▸ SET EXERCISE
Copy out all lines in the data below containing the string "that".

--- BEGIN SUPPLIED DATA ---

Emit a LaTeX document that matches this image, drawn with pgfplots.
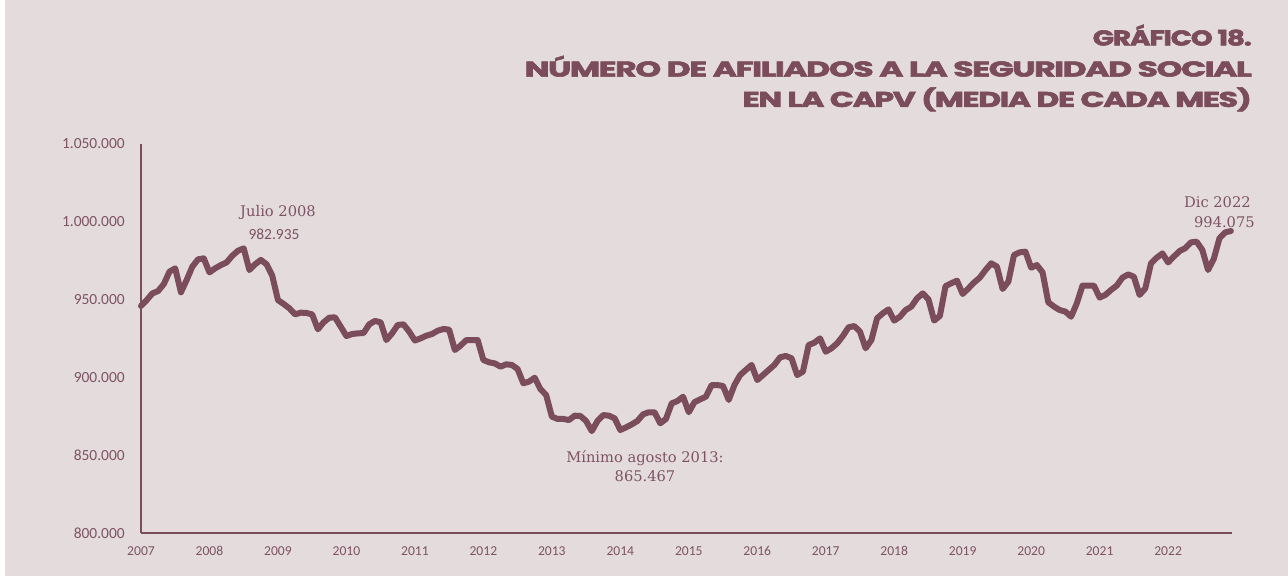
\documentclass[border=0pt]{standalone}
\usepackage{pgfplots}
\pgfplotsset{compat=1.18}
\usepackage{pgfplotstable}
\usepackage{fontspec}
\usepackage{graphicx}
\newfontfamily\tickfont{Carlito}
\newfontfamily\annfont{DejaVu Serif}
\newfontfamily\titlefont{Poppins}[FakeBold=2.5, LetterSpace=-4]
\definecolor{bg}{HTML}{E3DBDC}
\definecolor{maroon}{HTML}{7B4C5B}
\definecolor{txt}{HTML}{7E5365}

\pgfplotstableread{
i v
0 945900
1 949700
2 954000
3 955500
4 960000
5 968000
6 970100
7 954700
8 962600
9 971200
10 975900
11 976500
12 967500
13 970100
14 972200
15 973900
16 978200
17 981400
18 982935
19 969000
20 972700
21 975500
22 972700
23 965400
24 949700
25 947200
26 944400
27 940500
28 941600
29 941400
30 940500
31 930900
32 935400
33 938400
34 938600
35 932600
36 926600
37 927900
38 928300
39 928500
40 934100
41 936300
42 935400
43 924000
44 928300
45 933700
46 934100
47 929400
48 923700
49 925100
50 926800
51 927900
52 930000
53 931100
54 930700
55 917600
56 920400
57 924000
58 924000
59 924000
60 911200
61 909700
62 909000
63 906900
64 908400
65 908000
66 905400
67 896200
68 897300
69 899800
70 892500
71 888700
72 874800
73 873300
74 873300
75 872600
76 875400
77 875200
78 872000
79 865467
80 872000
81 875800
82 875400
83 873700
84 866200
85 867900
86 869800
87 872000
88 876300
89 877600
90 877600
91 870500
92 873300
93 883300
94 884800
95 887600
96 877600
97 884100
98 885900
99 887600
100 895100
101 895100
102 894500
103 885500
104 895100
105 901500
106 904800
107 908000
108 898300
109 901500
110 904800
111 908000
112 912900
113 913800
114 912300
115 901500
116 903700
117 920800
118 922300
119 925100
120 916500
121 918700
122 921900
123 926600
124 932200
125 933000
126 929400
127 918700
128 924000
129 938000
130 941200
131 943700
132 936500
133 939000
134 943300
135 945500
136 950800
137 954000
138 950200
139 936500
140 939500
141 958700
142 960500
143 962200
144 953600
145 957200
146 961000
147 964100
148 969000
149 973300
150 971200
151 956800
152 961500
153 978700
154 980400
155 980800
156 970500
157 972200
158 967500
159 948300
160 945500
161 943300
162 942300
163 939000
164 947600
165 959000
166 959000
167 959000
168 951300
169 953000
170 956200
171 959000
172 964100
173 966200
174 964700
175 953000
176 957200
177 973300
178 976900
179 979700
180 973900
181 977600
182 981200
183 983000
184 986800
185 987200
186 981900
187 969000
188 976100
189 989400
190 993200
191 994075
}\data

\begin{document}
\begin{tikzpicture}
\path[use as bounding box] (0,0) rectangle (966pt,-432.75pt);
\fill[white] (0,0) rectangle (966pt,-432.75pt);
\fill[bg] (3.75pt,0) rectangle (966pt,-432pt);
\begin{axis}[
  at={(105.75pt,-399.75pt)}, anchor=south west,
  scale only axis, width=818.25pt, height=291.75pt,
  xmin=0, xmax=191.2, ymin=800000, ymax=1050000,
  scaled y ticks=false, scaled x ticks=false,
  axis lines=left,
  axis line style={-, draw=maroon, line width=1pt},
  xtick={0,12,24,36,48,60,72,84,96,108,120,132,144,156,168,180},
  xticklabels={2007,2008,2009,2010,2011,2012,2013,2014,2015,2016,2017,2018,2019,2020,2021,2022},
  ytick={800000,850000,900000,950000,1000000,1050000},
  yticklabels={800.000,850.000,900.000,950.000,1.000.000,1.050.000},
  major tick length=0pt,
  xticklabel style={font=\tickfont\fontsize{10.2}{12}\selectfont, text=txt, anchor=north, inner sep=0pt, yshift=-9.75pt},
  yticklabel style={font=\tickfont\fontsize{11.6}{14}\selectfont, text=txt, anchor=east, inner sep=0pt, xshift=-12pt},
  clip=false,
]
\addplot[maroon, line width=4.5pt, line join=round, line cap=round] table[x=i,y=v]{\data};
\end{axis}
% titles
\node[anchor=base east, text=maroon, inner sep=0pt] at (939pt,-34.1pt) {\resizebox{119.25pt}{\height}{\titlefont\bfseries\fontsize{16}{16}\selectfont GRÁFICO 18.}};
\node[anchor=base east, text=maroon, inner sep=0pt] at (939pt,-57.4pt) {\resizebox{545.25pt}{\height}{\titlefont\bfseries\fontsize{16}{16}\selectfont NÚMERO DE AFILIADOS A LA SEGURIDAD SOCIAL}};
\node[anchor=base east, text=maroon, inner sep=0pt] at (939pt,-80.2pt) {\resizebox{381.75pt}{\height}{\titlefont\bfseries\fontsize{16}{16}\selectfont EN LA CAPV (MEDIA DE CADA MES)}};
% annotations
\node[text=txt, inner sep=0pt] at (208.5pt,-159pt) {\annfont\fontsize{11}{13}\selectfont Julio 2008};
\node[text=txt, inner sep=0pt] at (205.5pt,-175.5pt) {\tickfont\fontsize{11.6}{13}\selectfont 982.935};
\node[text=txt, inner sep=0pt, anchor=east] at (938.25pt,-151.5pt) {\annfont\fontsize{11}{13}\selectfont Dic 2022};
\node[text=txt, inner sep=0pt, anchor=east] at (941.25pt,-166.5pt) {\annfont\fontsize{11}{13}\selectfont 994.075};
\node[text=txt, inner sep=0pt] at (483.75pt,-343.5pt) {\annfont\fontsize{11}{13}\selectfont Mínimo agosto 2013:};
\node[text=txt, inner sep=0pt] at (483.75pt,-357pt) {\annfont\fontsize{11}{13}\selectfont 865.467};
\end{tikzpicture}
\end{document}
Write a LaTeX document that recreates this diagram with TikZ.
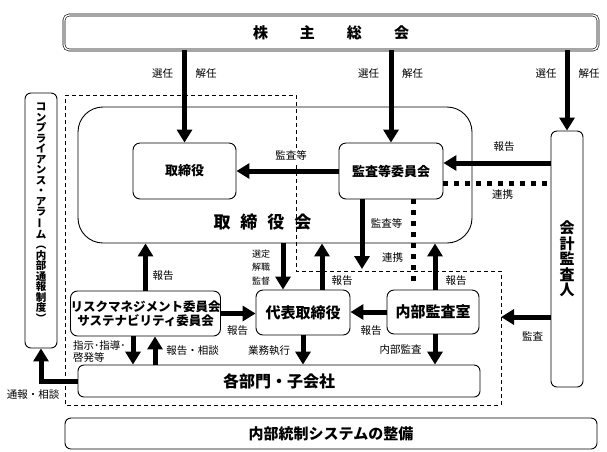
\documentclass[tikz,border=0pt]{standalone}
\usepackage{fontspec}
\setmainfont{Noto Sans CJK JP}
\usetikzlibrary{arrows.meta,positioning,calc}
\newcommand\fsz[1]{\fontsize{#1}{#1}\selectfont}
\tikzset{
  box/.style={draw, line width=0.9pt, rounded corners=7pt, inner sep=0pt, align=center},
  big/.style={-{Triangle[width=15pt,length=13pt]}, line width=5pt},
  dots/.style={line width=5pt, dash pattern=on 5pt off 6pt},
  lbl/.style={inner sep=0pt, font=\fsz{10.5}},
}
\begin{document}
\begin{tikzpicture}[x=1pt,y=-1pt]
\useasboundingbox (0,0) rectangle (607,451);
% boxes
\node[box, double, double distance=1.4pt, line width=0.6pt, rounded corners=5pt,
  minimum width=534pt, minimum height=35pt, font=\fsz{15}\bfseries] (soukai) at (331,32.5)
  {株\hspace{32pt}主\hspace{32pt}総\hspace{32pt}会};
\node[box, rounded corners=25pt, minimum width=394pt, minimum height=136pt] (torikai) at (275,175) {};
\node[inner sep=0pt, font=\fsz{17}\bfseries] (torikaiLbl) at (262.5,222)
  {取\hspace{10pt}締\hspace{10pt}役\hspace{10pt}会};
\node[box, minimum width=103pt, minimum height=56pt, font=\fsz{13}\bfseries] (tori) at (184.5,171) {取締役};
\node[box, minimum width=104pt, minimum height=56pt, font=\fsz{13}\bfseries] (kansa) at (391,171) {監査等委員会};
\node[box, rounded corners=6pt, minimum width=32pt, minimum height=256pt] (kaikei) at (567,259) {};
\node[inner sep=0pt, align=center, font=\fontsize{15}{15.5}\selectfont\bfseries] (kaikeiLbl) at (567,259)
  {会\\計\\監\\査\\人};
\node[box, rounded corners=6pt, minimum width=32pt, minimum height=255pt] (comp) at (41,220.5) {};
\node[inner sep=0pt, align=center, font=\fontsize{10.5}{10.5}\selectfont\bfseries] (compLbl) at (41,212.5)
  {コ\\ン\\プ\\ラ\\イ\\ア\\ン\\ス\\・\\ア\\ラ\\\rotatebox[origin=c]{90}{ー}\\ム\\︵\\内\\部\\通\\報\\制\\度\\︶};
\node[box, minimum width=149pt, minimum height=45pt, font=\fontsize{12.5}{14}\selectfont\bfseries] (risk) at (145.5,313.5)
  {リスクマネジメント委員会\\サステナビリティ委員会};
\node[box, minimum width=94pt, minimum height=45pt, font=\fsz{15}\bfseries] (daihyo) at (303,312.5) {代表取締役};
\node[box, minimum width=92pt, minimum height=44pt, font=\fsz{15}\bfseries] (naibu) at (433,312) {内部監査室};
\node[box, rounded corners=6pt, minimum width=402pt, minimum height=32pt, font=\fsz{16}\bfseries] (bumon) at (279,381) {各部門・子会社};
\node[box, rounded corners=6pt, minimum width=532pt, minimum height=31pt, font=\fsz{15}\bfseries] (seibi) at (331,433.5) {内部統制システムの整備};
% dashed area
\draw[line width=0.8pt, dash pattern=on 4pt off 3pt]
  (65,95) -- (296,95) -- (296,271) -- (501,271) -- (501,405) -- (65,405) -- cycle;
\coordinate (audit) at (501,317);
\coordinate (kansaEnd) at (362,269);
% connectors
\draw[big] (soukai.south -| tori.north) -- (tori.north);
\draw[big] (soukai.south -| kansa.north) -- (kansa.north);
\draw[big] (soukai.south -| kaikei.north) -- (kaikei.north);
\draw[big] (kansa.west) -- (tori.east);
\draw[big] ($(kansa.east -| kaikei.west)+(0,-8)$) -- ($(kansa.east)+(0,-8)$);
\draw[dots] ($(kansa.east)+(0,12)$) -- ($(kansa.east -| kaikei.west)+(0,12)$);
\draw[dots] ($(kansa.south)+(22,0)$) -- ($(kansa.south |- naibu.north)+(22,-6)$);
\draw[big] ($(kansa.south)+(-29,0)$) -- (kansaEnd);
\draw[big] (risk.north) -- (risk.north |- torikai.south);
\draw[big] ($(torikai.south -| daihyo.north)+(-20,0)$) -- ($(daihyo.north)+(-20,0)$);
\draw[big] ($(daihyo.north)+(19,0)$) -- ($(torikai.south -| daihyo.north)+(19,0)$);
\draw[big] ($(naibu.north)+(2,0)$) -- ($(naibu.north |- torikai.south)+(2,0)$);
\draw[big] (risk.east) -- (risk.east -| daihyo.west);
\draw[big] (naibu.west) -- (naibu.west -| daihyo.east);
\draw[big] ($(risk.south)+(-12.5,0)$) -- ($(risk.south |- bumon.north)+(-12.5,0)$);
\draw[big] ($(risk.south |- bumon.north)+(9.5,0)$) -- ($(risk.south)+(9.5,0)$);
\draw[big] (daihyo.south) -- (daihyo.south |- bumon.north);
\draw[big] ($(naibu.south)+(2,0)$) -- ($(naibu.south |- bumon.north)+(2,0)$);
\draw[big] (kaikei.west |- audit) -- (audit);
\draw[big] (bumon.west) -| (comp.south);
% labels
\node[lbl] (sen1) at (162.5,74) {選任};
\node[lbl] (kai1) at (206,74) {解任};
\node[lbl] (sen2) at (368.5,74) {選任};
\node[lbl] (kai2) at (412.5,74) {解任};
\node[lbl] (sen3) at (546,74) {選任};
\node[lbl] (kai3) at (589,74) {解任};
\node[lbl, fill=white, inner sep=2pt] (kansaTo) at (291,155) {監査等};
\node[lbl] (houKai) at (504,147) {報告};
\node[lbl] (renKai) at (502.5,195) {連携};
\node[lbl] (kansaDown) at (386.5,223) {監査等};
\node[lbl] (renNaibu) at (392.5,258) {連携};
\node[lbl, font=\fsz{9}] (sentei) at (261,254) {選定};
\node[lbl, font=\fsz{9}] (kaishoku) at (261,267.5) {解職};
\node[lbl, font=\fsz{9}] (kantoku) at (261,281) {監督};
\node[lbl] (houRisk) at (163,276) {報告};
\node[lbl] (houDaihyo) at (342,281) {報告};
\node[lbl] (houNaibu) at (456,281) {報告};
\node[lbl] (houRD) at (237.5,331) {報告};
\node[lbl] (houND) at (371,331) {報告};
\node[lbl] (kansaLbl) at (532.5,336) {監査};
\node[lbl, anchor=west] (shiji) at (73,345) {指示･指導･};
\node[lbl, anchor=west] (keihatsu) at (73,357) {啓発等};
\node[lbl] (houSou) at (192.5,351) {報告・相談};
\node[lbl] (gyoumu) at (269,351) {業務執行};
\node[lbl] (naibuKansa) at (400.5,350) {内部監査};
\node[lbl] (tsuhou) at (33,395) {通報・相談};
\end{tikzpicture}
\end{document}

--- END SUPPLIED DATA ---

▸ SOLUTION FOR THIS PROBLEM
Emit a LaTeX document that matches this image, drawn with pgfplots.
Write a LaTeX document that recreates this diagram with TikZ.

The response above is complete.